Mar 6, 2014
A Contagion of Killing in Afghanistan
Posted on Aug 29, 2012
By Tom Engelhardt, TomDispatch
No less striking is the reported general puzzlement over what lies behind these Afghan actions. In most cases, the motivation for them, writes King, “remains opaque.” There are, it seems, many theories within the U.S. military about why Afghans are turning their guns on Americans, including personal pique, individual grudges, cultural touchiness, “heat-of-the moment disputes in a society where arguments are often settled with a Kalashnikov,” and in a minority of cases—about a tenth of them, according to a recent military study, though one top commander suggested the number could range up to a quarter—actual infiltration or “coercion” by the Taliban. General Allen even suggested recently that some insider attacks might be traced to religious fasting for the Islamic holy month of Ramadan, combined with unseasonable summer heat, leaving Afghans hungry, tetchy, and prone to impulsive acts, guns in hand. According to the Washington Post, however, “Allen acknowledged that U.S. and Afghan officials have struggled to determine what’s behind the rise in attacks.”
“American officials are still struggling,” wrote the New York Times in an editorial on the subject, “to understand the forces at work.” And in that the editorial writers like the general reflected the basic way these acts are registering here—as a remarkable Afghan mystery. In other words, in Washington’s version of the blame game, the quirky, unpredictable Afghans from Hamid Karzai on down are in the crosshairs. What is the matter with them?
In the midst of all this, few say the obvious. Undoubtedly, a chasm of potential misunderstanding lies between Afghan trainees and their American trainers; Afghans may indeed feel insulted by any number of culturally inapt, inept, or hostile acts by their mentors. They may have been on edge from fasting for Ramadan. They may be holding grudges. None of the various explanations being offered, that is, may in themselves be wrong. The problem is that none of them allow an observer to grasp what’s actually going on. On that, there really should be few “misunderstandings” and, though you won’t hear it in Washington, right now Americans are actually the ones in the crosshairs, and not just in the literal sense either.
While the motives of any individual Afghan turning his gun on an American may be beyond our knowing—just what made him plan it, just what made him snap—history should tell us something about the more general motives of Afghans (and perhaps the rest of us as well).

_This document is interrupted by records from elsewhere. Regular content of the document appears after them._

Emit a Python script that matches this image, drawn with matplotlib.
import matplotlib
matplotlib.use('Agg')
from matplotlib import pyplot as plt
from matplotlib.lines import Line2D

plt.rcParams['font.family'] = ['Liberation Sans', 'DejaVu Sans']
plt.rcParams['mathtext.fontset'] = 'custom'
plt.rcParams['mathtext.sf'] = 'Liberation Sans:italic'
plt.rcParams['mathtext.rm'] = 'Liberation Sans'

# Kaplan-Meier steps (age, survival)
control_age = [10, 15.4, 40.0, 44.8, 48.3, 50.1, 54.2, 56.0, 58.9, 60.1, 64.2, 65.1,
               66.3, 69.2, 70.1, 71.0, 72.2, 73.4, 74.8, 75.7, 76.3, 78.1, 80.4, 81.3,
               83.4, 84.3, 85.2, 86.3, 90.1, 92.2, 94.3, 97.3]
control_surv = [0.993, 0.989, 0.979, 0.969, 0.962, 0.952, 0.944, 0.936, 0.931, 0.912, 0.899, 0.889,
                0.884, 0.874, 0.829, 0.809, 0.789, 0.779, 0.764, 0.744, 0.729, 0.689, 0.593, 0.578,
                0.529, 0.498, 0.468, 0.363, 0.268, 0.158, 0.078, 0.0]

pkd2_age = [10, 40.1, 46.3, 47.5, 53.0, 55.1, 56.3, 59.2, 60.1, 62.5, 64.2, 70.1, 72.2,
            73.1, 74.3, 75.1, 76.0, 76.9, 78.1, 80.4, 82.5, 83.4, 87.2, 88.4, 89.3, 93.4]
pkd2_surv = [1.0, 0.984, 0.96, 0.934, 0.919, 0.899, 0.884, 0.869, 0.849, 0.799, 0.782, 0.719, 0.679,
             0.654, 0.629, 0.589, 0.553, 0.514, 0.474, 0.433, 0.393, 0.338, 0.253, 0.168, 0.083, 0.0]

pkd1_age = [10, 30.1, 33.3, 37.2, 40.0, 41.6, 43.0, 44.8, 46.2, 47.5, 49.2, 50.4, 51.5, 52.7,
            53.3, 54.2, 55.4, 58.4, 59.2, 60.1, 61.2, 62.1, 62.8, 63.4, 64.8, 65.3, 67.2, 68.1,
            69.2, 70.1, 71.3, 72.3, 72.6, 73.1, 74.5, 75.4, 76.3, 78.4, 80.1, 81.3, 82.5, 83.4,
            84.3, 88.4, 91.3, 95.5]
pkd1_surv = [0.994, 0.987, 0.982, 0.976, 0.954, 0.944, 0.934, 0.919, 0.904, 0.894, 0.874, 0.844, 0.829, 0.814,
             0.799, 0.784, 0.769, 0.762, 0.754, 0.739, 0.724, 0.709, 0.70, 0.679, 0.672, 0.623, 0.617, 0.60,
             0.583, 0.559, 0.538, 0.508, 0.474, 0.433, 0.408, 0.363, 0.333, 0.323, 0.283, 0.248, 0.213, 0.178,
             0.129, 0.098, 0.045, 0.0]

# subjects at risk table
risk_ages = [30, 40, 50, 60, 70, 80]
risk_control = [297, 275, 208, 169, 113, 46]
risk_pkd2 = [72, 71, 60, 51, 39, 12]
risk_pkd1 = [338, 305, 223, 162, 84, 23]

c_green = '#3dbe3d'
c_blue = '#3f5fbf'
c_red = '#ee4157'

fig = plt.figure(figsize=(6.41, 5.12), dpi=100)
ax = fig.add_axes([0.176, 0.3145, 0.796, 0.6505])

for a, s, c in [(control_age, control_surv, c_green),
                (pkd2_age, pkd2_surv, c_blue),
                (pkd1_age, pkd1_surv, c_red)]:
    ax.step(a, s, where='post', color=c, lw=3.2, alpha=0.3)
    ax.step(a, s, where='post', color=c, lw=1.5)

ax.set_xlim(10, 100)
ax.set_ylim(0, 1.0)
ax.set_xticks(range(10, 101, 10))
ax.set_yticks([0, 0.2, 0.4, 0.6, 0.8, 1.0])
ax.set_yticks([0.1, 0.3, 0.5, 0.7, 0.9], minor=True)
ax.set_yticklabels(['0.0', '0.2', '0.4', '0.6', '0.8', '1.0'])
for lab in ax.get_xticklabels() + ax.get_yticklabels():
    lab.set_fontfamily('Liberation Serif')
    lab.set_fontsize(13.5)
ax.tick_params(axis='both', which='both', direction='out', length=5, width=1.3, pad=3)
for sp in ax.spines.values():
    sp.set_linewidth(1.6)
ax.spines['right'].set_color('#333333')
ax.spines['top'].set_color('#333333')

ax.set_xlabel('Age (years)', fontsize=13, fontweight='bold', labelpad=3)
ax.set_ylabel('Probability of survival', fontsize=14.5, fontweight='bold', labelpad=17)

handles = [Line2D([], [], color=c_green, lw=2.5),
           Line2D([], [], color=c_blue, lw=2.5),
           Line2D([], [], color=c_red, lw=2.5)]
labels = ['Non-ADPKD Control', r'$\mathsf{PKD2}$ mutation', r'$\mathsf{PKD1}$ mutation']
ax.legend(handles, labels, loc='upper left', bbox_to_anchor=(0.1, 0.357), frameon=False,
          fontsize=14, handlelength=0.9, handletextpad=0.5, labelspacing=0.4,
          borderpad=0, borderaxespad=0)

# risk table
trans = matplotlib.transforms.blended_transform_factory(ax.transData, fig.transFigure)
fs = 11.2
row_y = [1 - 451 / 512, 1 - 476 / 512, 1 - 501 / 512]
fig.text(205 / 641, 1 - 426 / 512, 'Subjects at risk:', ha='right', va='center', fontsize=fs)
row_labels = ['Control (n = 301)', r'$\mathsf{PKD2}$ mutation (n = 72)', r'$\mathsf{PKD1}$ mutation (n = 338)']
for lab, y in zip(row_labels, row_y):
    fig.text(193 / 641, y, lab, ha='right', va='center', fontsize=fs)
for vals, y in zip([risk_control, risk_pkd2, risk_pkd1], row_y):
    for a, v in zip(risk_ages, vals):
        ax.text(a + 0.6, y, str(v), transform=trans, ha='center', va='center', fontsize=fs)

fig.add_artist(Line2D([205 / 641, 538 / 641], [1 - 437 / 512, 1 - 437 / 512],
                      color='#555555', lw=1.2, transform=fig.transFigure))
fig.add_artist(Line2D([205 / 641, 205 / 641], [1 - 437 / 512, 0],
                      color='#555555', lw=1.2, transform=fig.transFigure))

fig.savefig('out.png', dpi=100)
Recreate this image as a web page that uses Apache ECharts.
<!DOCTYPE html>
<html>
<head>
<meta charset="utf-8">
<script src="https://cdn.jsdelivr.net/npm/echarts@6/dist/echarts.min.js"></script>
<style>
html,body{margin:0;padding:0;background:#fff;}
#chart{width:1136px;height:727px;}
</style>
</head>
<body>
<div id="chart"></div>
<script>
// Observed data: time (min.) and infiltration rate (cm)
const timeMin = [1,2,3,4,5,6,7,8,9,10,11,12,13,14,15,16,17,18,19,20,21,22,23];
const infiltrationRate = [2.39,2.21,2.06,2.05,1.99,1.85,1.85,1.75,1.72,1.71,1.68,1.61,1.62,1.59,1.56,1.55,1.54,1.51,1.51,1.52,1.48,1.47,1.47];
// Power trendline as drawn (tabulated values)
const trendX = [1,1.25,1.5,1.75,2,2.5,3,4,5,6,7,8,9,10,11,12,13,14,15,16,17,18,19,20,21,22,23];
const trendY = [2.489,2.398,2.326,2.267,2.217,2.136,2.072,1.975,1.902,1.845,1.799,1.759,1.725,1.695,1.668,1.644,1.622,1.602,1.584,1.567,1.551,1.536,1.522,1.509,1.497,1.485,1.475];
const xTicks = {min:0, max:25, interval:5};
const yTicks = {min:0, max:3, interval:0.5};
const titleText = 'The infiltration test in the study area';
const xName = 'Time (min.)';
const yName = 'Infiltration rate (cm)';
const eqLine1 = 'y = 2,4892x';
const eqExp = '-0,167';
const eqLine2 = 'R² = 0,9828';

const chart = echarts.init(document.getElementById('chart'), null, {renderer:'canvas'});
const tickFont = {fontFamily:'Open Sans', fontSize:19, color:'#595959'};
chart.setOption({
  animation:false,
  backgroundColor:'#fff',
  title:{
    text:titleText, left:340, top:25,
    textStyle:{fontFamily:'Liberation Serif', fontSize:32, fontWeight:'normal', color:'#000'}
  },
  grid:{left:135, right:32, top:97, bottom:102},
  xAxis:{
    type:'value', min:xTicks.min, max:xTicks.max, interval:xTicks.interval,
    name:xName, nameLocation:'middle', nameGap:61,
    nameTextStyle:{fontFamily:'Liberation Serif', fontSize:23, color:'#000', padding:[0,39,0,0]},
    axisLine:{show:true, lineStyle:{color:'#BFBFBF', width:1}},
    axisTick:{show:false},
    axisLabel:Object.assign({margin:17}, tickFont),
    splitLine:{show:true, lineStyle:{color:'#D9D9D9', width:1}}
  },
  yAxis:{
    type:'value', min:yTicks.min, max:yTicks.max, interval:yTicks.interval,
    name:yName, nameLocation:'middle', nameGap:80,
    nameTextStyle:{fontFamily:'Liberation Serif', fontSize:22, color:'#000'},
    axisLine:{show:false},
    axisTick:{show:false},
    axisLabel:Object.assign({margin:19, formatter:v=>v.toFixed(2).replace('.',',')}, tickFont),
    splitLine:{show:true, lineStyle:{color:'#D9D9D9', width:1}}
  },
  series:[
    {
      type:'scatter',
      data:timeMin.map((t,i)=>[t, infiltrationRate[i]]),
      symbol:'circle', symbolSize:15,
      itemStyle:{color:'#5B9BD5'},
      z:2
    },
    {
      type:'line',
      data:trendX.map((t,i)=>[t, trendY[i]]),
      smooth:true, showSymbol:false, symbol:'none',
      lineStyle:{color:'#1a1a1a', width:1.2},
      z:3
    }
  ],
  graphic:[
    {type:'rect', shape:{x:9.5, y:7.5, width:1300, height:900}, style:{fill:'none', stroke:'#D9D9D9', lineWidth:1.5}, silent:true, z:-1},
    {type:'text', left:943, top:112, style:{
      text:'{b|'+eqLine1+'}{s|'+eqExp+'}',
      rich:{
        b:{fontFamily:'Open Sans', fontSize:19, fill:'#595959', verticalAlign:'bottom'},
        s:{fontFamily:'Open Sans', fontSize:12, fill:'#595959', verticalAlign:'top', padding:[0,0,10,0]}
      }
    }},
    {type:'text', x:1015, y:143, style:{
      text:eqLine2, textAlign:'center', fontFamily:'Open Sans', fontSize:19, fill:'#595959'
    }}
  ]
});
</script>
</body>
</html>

After all, the United States was founded after colonial settlers grew tired of an occupying army and power in their midst. Whatever the individual insults Afghans feel, the deeper insult almost 11 years after the U.S. military, crony corporations, hire-a-gun outfits, contractors, advisers, and aid types arrived on the scene en masse with all their money, equipment, and promises is that things are going truly badly; that the westerners are still around; that the Americans are still trying to stand up those Afghan forces (when the Taliban has no problem standing its forces up and fighting effectively without foreign trainers); that the defeated Taliban, one of the less popular movements of modern history, is again on the rise; that the country is a sea of corruption; that more than 30 years after the first Afghan War against the Soviets began, the country is still a morass of violence, suffering, and death.
And keep in mind as well what history does tell us: that the Afghans have quite a record of getting disgusted with occupying armies and blowing them away. After all, they managed to eject the militaries of two of the most powerful empires of their moments, the British in the 1840s and the Russians in the 1980s. Why not a third great empire as well?
A Contagion of Killing
The message is certainly clear enough, however unprepared those in Washington and in the field are to hear it: forget our enemies; a rising number of those Afghans closest to us want us out in the worst way possible and their message on the subject has been horrifically blunt. As NBC correspondent Jim Miklaszewski put it recently, among Americans in Afghanistan there is now “a growing fear the armed Afghan soldier standing next to them may really be the enemy.”